Lors des élections locales d’octobre 2018, le PDCI avait réalisé un bon score, avec 25% des voix sur l’ensemble du pays. Le FPI refuse de participer aux élections depuis 2011, mais les analystes le considèrent toujours comme la troisième force politique de Côte d’Ivoire.

Un “échauffement”

“Il n’y a pas d’alliance pour l’instant, mais on discute”, a confié un cadre du FPI en marge du meeting. De fait, si les orateurs représentant les diverses formations invitées au meeting ont énuméré une longue liste de maux, attribués au régime Ouattara, dont souffre selon eux la Côte d’Ivoire, aucune ébauche de programme commun de gouvernement n’a été esquissée.

“Ce meeting commun, c’est un échauffement, chacun y est allé pour se jauger. Au vu de l’affluence, c’est un succès, alors que le meeting a été organisé en seulement quelques jours, mais ni les militants ni les appareils ne se sont mélangés dans le stade”, a observé le politologue Jean Alabro.

La scène politique ivoirienne est en pleine recomposition depuis un an.
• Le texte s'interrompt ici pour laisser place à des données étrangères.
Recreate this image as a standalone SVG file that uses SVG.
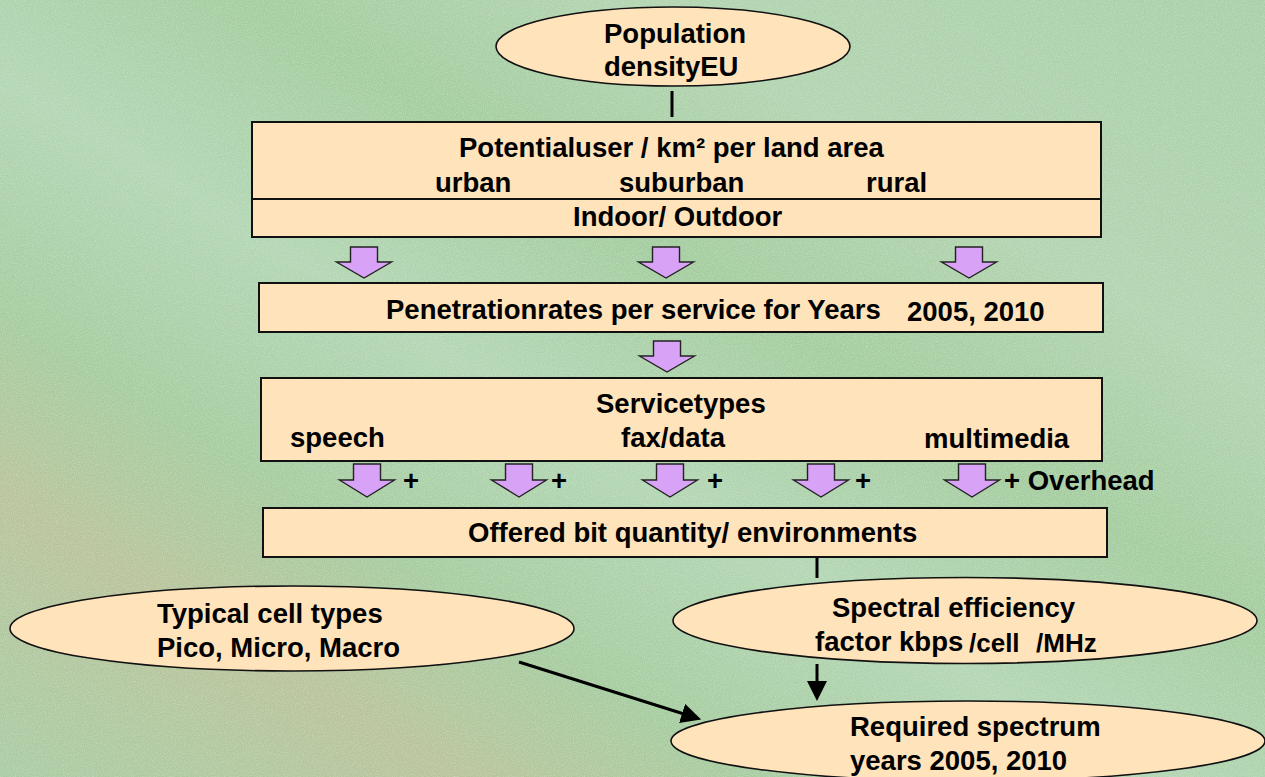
<svg xmlns="http://www.w3.org/2000/svg" width="1265" height="777" viewBox="0 0 1265 777">
  <defs>
    <style>
      .box { fill: #fee3bb; stroke: #111; stroke-width: 2; }
      .ell { fill: #fee3bb; stroke: #111; stroke-width: 1.6; }
      .blk { fill: #d8a2f6; stroke: #222; stroke-width: 1.4; stroke-linejoin: miter; }
      .t { font-family: "Liberation Sans", Arial, sans-serif; font-weight: bold; font-size: 27.5px; fill: #000; }
      .line { stroke: #000; stroke-width: 3; fill: none; }
      .arr { stroke: #000; stroke-width: 3; fill: none; marker-end: url(#head); }
    </style>
    <marker id="head" viewBox="0 0 20 20" refX="2" refY="10" markerWidth="20" markerHeight="20" markerUnits="userSpaceOnUse" orient="auto">
      <path d="M0,0 L20,10 L0,20 Z" fill="#000"/>
    </marker>
    <linearGradient id="bg" x1="0" y1="1" x2="1" y2="0">
      <stop offset="0" stop-color="#a9cca4"/>
      <stop offset="0.18" stop-color="#b9c39b"/>
      <stop offset="0.3" stop-color="#a6cca0"/>
      <stop offset="0.45" stop-color="#b3d6b4"/>
      <stop offset="0.6" stop-color="#a4cc9f"/>
      <stop offset="0.75" stop-color="#b2d4b0"/>
      <stop offset="1" stop-color="#a9cfa8"/>
    </linearGradient>
    <filter id="noise" x="0" y="0" width="100%" height="100%">
      <feTurbulence type="fractalNoise" baseFrequency="0.9" numOctaves="2" seed="3"/>
      <feColorMatrix type="matrix" values="0 0 0 0 0.85  0 0 0 0 0.95  0 0 0 0 0.85  0 0 0 1.2 -0.45"/>
    </filter>
    <path id="blockArrow" d="M-13.5,0 H13.5 V15 H27.5 L0,31 L-27.5,15 H-13.5 Z"/>
    <path id="blockArrow2" d="M-13.5,0 H13.5 V16 H27.5 L0,33 L-27.5,16 H-13.5 Z"/>
  </defs>

  <rect x="0" y="0" width="1265" height="777" fill="url(#bg)"/>
  <rect x="0" y="0" width="1265" height="777" filter="url(#noise)" opacity="0.5"/>

  <g id="connectors">
    <line class="line" x1="672" y1="91" x2="672" y2="117"/>
    <line class="line" x1="817" y1="557" x2="817" y2="578"/>
    <line class="arr" x1="817" y1="664" x2="817" y2="683"/>
    <line class="arr" x1="519" y1="662" x2="684" y2="714"/>
    <g id="block-arrows" class="blk">
      <use href="#blockArrow" x="364" y="247"/>
      <use href="#blockArrow" x="666" y="247"/>
      <use href="#blockArrow" x="969" y="247"/>
      <use href="#blockArrow" x="667" y="341"/>
      <use href="#blockArrow2" x="367" y="464"/>
      <use href="#blockArrow2" x="519" y="464"/>
      <use href="#blockArrow2" x="670" y="464"/>
      <use href="#blockArrow2" x="821" y="464"/>
      <use href="#blockArrow2" x="972" y="464"/>
    </g>
    <g id="plus-labels" class="t">
      <text x="403" y="490">+</text>
      <text x="551" y="490">+</text>
      <text x="707" y="490">+</text>
      <text x="855" y="490">+</text>
      <text x="1004" y="490">+ Overhead</text>
    </g>
  </g>

  <g id="population">
    <ellipse class="ell" cx="673" cy="46.5" rx="177" ry="39.5"/>
    <text class="t" x="604" y="43">Population</text>
    <text class="t" x="604" y="76">densityEU</text>
  </g>

  <g id="potential-users">
    <rect class="box" x="252" y="122" width="849" height="115"/>
    <line stroke="#111" stroke-width="2" x1="252" y1="199" x2="1101" y2="199"/>
    <text class="t" x="459" y="157">Potentialuser / km² per land area</text>
    <text class="t" x="435" y="192">urban</text>
    <text class="t" x="619" y="192">suburban</text>
    <text class="t" x="866" y="192">rural</text>
    <text class="t" x="573" y="226">Indoor/ Outdoor</text>
  </g>

  <g id="penetration">
    <rect class="box" x="259" y="283" width="844" height="49"/>
    <text class="t" x="386" y="319">Penetrationrates per service for Years</text>
    <text class="t" x="907" y="321">2005, 2010</text>
  </g>

  <g id="service-types">
    <rect class="box" x="261" y="378" width="841" height="83"/>
    <text class="t" x="596" y="413">Servicetypes</text>
    <text class="t" x="290" y="447">speech</text>
    <text class="t" x="621" y="447">fax/data</text>
    <text class="t" x="924" y="448">multimedia</text>
  </g>

  <g id="offered-bits">
    <rect class="box" x="263" y="508" width="844" height="49"/>
    <text class="t" x="468" y="542">Offered bit quantity/ environments</text>
  </g>

  <g id="cell-types">
    <ellipse class="ell" cx="292" cy="628.5" rx="282" ry="42.5"/>
    <text class="t" x="157" y="623">Typical cell types</text>
    <text class="t" x="157" y="657">Pico, Micro, Macro</text>
  </g>

  <g id="spectral-efficiency">
    <ellipse class="ell" cx="965" cy="620.5" rx="292" ry="43"/>
    <text class="t" x="832" y="617">Spectral efficiency</text>
    <text class="t" x="815" y="651">factor kbps</text>
    <text class="t" x="969" y="652" style="font-size:26px">/cell</text>
    <text class="t" x="1036" y="652" style="font-size:26px">/MHz</text>
  </g>

  <g id="required-spectrum">
    <ellipse class="ell" cx="968" cy="741" rx="297" ry="40"/>
    <text class="t" x="850" y="736">Required spectrum</text>
    <text class="t" x="850" y="770">years 2005, 2010</text>
  </g>
</svg>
Après avoir été pendant 14 ans l’allié de M. Ouattara et l’avoir soutenu lors des deux présidentielles de 2010 et 2015, M. Bédié a rompu avec lui en août 2018, devant le refus du président de soutenir un candidat PDCI pour la présidentielle de 2020.

Grand écart

Depuis, le PDCI cherche à construire un large front commun d’opposition, qui a pris le nom de Coalition pour la démocratie, la réconciliation et la paix (CDRP), afin de gagner en 2020, quitte à faire le grand écart idéologique. Le PDCI se veut conservateur et libéral, tandis que le FPI se veut socialiste.

Quitte aussi à oublier les rancunes. Des représentants de Guillaume Soro, ex-chef de la rébellion qui a contrôlé pendant huit ans la moitié nord de la Côte d’Ivoire sous la présidence Gbgabo, étaient présents au meeting samedi.

Mais Guillaume Soro, ancien Premier ministre de Ouattara puis ancien président de l’Assemblée nationale, est lui aussi en rupture de ban avec le pouvoir. “Le RHDP le sait : 2020, c’est le terminus”, a lancé son représentant, le député Alain Lobognon.